_Exercise brief_
Repeat the material below exactly, with no pictures.
--------
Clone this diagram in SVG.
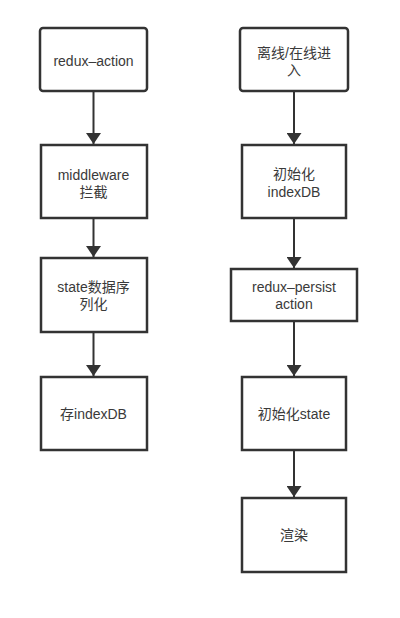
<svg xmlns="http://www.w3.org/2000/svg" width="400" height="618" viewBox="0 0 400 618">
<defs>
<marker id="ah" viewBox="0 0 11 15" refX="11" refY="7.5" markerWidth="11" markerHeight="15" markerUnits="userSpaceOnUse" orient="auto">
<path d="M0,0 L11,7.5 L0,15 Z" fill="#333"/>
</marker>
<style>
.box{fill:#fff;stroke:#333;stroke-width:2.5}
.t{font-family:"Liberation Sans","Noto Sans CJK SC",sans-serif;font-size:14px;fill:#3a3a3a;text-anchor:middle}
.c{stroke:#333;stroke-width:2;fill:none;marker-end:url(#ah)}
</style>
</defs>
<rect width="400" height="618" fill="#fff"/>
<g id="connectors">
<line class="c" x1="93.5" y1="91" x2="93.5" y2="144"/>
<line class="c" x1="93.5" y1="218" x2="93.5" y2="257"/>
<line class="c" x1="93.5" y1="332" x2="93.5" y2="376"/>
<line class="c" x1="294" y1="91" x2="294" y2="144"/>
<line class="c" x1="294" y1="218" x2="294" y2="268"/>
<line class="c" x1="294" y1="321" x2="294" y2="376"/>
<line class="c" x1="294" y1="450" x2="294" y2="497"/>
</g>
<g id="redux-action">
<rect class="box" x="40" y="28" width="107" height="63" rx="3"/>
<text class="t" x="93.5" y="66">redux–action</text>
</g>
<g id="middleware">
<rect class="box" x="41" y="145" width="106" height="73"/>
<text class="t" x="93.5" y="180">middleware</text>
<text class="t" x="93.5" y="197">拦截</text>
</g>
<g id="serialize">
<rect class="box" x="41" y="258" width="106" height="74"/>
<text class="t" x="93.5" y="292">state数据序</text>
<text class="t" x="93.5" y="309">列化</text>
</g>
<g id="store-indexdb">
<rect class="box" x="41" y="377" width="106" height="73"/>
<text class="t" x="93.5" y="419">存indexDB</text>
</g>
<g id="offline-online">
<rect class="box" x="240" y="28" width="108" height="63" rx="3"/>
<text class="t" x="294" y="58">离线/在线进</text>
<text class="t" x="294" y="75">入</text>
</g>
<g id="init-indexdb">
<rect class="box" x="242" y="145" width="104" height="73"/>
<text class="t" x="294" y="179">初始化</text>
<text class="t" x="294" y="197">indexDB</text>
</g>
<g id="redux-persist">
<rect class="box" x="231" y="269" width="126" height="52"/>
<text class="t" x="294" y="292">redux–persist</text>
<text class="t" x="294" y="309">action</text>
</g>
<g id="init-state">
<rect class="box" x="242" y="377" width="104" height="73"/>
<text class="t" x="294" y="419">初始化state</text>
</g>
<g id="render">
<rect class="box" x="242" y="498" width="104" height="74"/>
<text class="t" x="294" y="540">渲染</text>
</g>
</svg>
--------
_Complete output_
Clone this diagram in SVG.
<svg xmlns="http://www.w3.org/2000/svg" width="400" height="618" viewBox="0 0 400 618">
<defs>
<marker id="ah" viewBox="0 0 11 15" refX="11" refY="7.5" markerWidth="11" markerHeight="15" markerUnits="userSpaceOnUse" orient="auto">
<path d="M0,0 L11,7.5 L0,15 Z" fill="#333"/>
</marker>
<style>
.box{fill:#fff;stroke:#333;stroke-width:2.5}
.t{font-family:"Liberation Sans","Noto Sans CJK SC",sans-serif;font-size:14px;fill:#3a3a3a;text-anchor:middle}
.c{stroke:#333;stroke-width:2;fill:none;marker-end:url(#ah)}
</style>
</defs>
<rect width="400" height="618" fill="#fff"/>
<g id="connectors">
<line class="c" x1="93.5" y1="91" x2="93.5" y2="144"/>
<line class="c" x1="93.5" y1="218" x2="93.5" y2="257"/>
<line class="c" x1="93.5" y1="332" x2="93.5" y2="376"/>
<line class="c" x1="294" y1="91" x2="294" y2="144"/>
<line class="c" x1="294" y1="218" x2="294" y2="268"/>
<line class="c" x1="294" y1="321" x2="294" y2="376"/>
<line class="c" x1="294" y1="450" x2="294" y2="497"/>
</g>
<g id="redux-action">
<rect class="box" x="40" y="28" width="107" height="63" rx="3"/>
<text class="t" x="93.5" y="66">redux–action</text>
</g>
<g id="middleware">
<rect class="box" x="41" y="145" width="106" height="73"/>
<text class="t" x="93.5" y="180">middleware</text>
<text class="t" x="93.5" y="197">拦截</text>
</g>
<g id="serialize">
<rect class="box" x="41" y="258" width="106" height="74"/>
<text class="t" x="93.5" y="292">state数据序</text>
<text class="t" x="93.5" y="309">列化</text>
</g>
<g id="store-indexdb">
<rect class="box" x="41" y="377" width="106" height="73"/>
<text class="t" x="93.5" y="419">存indexDB</text>
</g>
<g id="offline-online">
<rect class="box" x="240" y="28" width="108" height="63" rx="3"/>
<text class="t" x="294" y="58">离线/在线进</text>
<text class="t" x="294" y="75">入</text>
</g>
<g id="init-indexdb">
<rect class="box" x="242" y="145" width="104" height="73"/>
<text class="t" x="294" y="179">初始化</text>
<text class="t" x="294" y="197">indexDB</text>
</g>
<g id="redux-persist">
<rect class="box" x="231" y="269" width="126" height="52"/>
<text class="t" x="294" y="292">redux–persist</text>
<text class="t" x="294" y="309">action</text>
</g>
<g id="init-state">
<rect class="box" x="242" y="377" width="104" height="73"/>
<text class="t" x="294" y="419">初始化state</text>
</g>
<g id="render">
<rect class="box" x="242" y="498" width="104" height="74"/>
<text class="t" x="294" y="540">渲染</text>
</g>
</svg>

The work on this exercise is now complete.